VA using big data to improve health care delivery

Press Release | US Department of Veterans Affairs | March 24, 2016

Program set to develop new generation of “hybrid” clinical data scientists

Using health data to understand disease and wellness as well as the best treatment and prevention options forpatients, is critical for improving care. That’s why VA is partnering with the National Cancer Institute’s Center for Strategic Scientific Initiatives to use “big data” to advance favorable outcomes in patient care.

“Big data” in health care is a term used to describe complex and very large data sets that have evolved since the inception of electronic health records. VA currently has more than 1 billion data points available to assess Veteran health. The pilot initiative called the Big Data Scientist Training Enhancement Program (BD-STEP) will develop programs to train a new generation of “hybrid” clinical data scientists in how to use data sets, algorithms and models – to develop innovative solutions to improve health care delivery.

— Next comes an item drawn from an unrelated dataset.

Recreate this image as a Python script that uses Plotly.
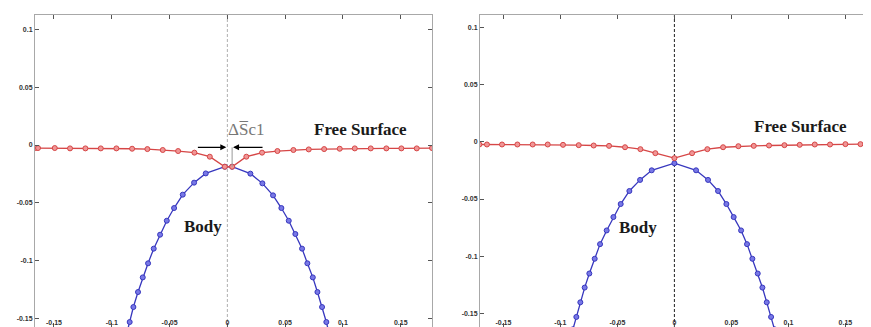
import plotly.graph_objects as go

# ---------------- data ----------------
# Left panel: free surface (red)
fs1_x = [-0.1660, -0.1638, -0.1493, -0.1361, -0.1228, -0.1095, -0.0960, -0.0824, -0.0692, -0.0559,
         -0.0426, -0.0285, -0.0152, -0.0022, 0.0041, 0.0164, 0.0300, 0.0433, 0.0571, 0.0704,
         0.0837, 0.0972, 0.1102, 0.1240, 0.1375, 0.1505, 0.1638, 0.1770]
fs1_y = [-0.0026, -0.0026, -0.0026, -0.0029, -0.0029, -0.0029, -0.0029, -0.0032, -0.0035, -0.0043,
         -0.0052, -0.0066, -0.0101, -0.0188, -0.0188, -0.0101, -0.0066, -0.0052, -0.0043, -0.0038,
         -0.0035, -0.0032, -0.0029, -0.0029, -0.0029, -0.0029, -0.0029, -0.0026]
# Left panel: body (blue)
b1_x = [-0.0878, -0.0845, -0.0813, -0.0773, -0.0732, -0.0686, -0.0637, -0.0582, -0.0524, -0.0461,
        -0.0386, -0.0288, -0.0187, -0.0022, 0.0041, 0.0199, 0.0303, 0.0395, 0.0467, 0.0531,
        0.0588, 0.0646, 0.0692, 0.0739, 0.0779, 0.0819, 0.0856, 0.0888]
b1_y = [-0.1664, -0.1534, -0.1404, -0.1274, -0.1147, -0.1025, -0.0898, -0.0777, -0.0656, -0.0546,
        -0.0430, -0.0326, -0.0246, -0.0188, -0.0188, -0.0248, -0.0332, -0.0436, -0.0546, -0.0656,
        -0.0771, -0.0898, -0.1025, -0.1147, -0.1274, -0.1404, -0.1534, -0.1664]

# Right panel: free surface (red)
fs2_x = [-0.1710, -0.1644, -0.1512, -0.1377, -0.1243, -0.1111, -0.0977, -0.0839, -0.0708, -0.0573,
         -0.0433, -0.0298, -0.0167, 0.0000, 0.0155, 0.0289, 0.0427, 0.0561, 0.0696, 0.0830,
         0.0965, 0.1099, 0.1231, 0.1365, 0.1500, 0.1632, 0.1766]
fs2_y = [-0.0023, -0.0023, -0.0023, -0.0023, -0.0023, -0.0023, -0.0026, -0.0029, -0.0032, -0.0035,
         -0.0047, -0.0064, -0.0099, -0.0143, -0.0099, -0.0064, -0.0047, -0.0038, -0.0035, -0.0032,
         -0.0029, -0.0026, -0.0023, -0.0023, -0.0020, -0.0020, -0.0020]
# Right panel: body (blue)
b2_x = [-0.0890, -0.0860, -0.0825, -0.0787, -0.0746, -0.0699, -0.0652, -0.0594, -0.0535, -0.0471,
        -0.0395, -0.0301, -0.0199, 0.0000, 0.0190, 0.0295, 0.0383, 0.0456, 0.0520, 0.0585,
        0.0637, 0.0684, 0.0731, 0.0772, 0.0810, 0.0848, 0.0878]
b2_y = [-0.1640, -0.1532, -0.1404, -0.1275, -0.1152, -0.1023, -0.0895, -0.0775, -0.0658, -0.0544,
        -0.0430, -0.0333, -0.0249, -0.0187, -0.0249, -0.0333, -0.0430, -0.0544, -0.0658, -0.0775,
        -0.0895, -0.1023, -0.1152, -0.1275, -0.1404, -0.1532, -0.1640]

x_tickvals = [-0.15, -0.1, -0.05, 0, 0.05, 0.1, 0.15]
x_ticktext = ["-0.15", "-0.1", "-0.05", "0", "0.05", "0.1", "0.15"]
y_tickvals = [-0.15, -0.1, -0.05, 0, 0.05, 0.1]
y_ticktext = ["-0.15", "-0.1", "-0.05", "0", "0.05", "0.1"]

RED_LINE = "rgb(214,70,70)"
RED_FILL = "rgb(240,150,150)"
BLUE_LINE = "rgb(55,55,190)"
BLUE_FILL = "rgb(120,120,230)"

W, H = 871, 327

fig = go.Figure()

def add_panel(fsx, fsy, bx, by, xa, ya):
    fig.add_trace(go.Scatter(x=bx, y=by, mode="lines+markers", xaxis=xa, yaxis=ya,
                             line=dict(color=BLUE_LINE, width=1.3),
                             marker=dict(symbol="circle", size=5, color=BLUE_FILL,
                                         line=dict(color=BLUE_LINE, width=1)),
                             showlegend=False))
    fig.add_trace(go.Scatter(x=fsx, y=fsy, mode="lines+markers", xaxis=xa, yaxis=ya,
                             line=dict(color=RED_LINE, width=1.3),
                             marker=dict(symbol="circle", size=5, color=RED_FILL,
                                         line=dict(color=RED_LINE, width=1)),
                             showlegend=False))

add_panel(fs1_x, fs1_y, b1_x, b1_y, "x", "y")
add_panel(fs2_x, fs2_y, b2_x, b2_y, "x2", "y2")

axis_common = dict(showgrid=False, zeroline=False, showline=True, linecolor="#a8a8a8",
                   linewidth=1, mirror="ticks", ticks="inside", ticklen=4, tickcolor="#555",
                   tickfont=dict(family="Arial", size=7, color="#333", weight="bold"),
                   automargin=False)
xaxis_extra = dict(ticklabelstandoff=-11)

fig.update_layout(
    width=W, height=H, margin=dict(l=0, r=0, t=0, b=0),
    paper_bgcolor="white", plot_bgcolor="white",
    xaxis=dict(domain=[27 / W, 424 / W], range=[-0.1664, 0.177], anchor="y",
               tickvals=x_tickvals, ticktext=x_ticktext, **axis_common, **xaxis_extra),
    yaxis=dict(domain=[1 - 319 / H, 1 - 7 / H], range=[-0.1577, 0.1127], anchor="x",
               tickvals=y_tickvals, ticktext=y_ticktext, **axis_common),
    xaxis2=dict(domain=[472 / W, 869 / W], range=[-0.1705, 0.1777], anchor="y2",
                tickvals=x_tickvals, ticktext=x_ticktext, **axis_common, **xaxis_extra),
    yaxis2=dict(domain=[1 - 319 / H, 1 - 7 / H], range=[-0.162, 0.111], anchor="x2",
                tickvals=y_tickvals, ticktext=y_ticktext, **axis_common),
)

# dashed centre lines
fig.add_shape(type="line", xref="x", yref="y domain", x0=0, x1=0, y0=0, y1=1,
              line=dict(color="#b0b0b0", width=1, dash="3px,2px"), layer="below")
fig.add_shape(type="line", xref="x2", yref="y2 domain", x0=0, x1=0, y0=0, y1=1,
              line=dict(color="#222222", width=1, dash="3px,2px"), layer="below")

# vertical gray marker line for ΔSc1
fig.add_shape(type="line", xref="x", yref="y", x0=0.0041, x1=0.0041, y0=-0.0020, y1=-0.0188,
              line=dict(color="#999999", width=1))

serif = "Liberation Serif"
anns = [
    dict(xref="x", yref="y", x=0.115, y=0.0135, text="<b>Free Surface</b>"),
    dict(xref="x", yref="y", x=-0.0215, y=-0.0705, text="<b>Body</b>"),
    dict(xref="x2", yref="y2", x=0.111, y=0.0135, text="<b>Free Surface</b>"),
    dict(xref="x2", yref="y2", x=-0.032, y=-0.0745, text="<b>Body</b>"),
]
for a in anns:
    fig.add_annotation(**a, showarrow=False, font=dict(family=serif, size=17, color="#1a1a1a"))

fig.add_annotation(xref="x", yref="y", x=0.0165, y=0.0135, text="\u0394S\u0305c1", showarrow=False,
                   font=dict(family=serif, size=17, color="#777777"))

# arrows
fig.add_annotation(xref="x", yref="y", axref="x", ayref="y", x=-0.0009, y=-0.0020,
                   ax=-0.0268, ay=-0.0020, text="", showarrow=True, arrowhead=2,
                   arrowsize=1, arrowwidth=1.2, arrowcolor="black")
fig.add_annotation(xref="x", yref="y", axref="x", ayref="y", x=0.0049, y=-0.0020,
                   ax=0.0317, ay=-0.0020, text="", showarrow=True, arrowhead=2,
                   arrowsize=1, arrowwidth=1.2, arrowcolor="black")

fig.write_html("out.html")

Pictured above, Dr. James Zadina’s VA-Tulane team tests a drug that may be a safer alternative to opioid painkillers. (Photo by Paula Burch-Celentano)

Traditional data scientists are trained in disciplines such as computer science and applications, modeling, statistics, analytics and math. As health care increasingly moves toward use of big data, it is important to ensure traditional data scientists understand clinical settings and health care operations as they relate to the data they evaluate. BD-STEP proposes to establish this new generation of “hybrid” clinical data scientists to work closely with VA clinicians in the clinical setting.

“Potentially, BD-STEP can redefine care delivery by training clinical data scientists to understand and interpret the rapidly increasing amount of data generated in clinical settings and to utilize the data to directly impact decisions in clinical care,” said Under Secretary for Health Dr. David Shulkin. “Our goal is to grow a trainee’s professional capacity to fully understand the mechanics of VA’s health care delivery system and to use data to enhance Veteran care.”

Six VA Medical Centers are participating in this pilot program: Boston, Massachusetts; Buffalo, New York; Durham, North Carolina; Houston, Texas; Palo Alto, California; and Seattle, Washington. Each site is matched with one to two trainees of renowned academic institutions in the big data field. Current projects include partnerships with Stanford University on “Longitudinal Medical Radiation Exposure and Cancer Risk,” Harvard University to look at the “Diversity in Epidemiological and Genetic Predictors of Onset and Progression of Myeloma,” and the University of Southern California on “Hepatocellular carcinoma prediction models for Hepatitis C Patients.”

BD-STEP also supports the Precision Medicine Initiative, a new research effort by the White House to revolutionize how VA improves health and treats disease. It also represents the first time that VA’s Veteran Health Administration’s Employee Education System, Office of Academic Affiliations and its Office of Research and Development have worked together with NCI’s Center for Strategic Scientific Initiatives to build a program.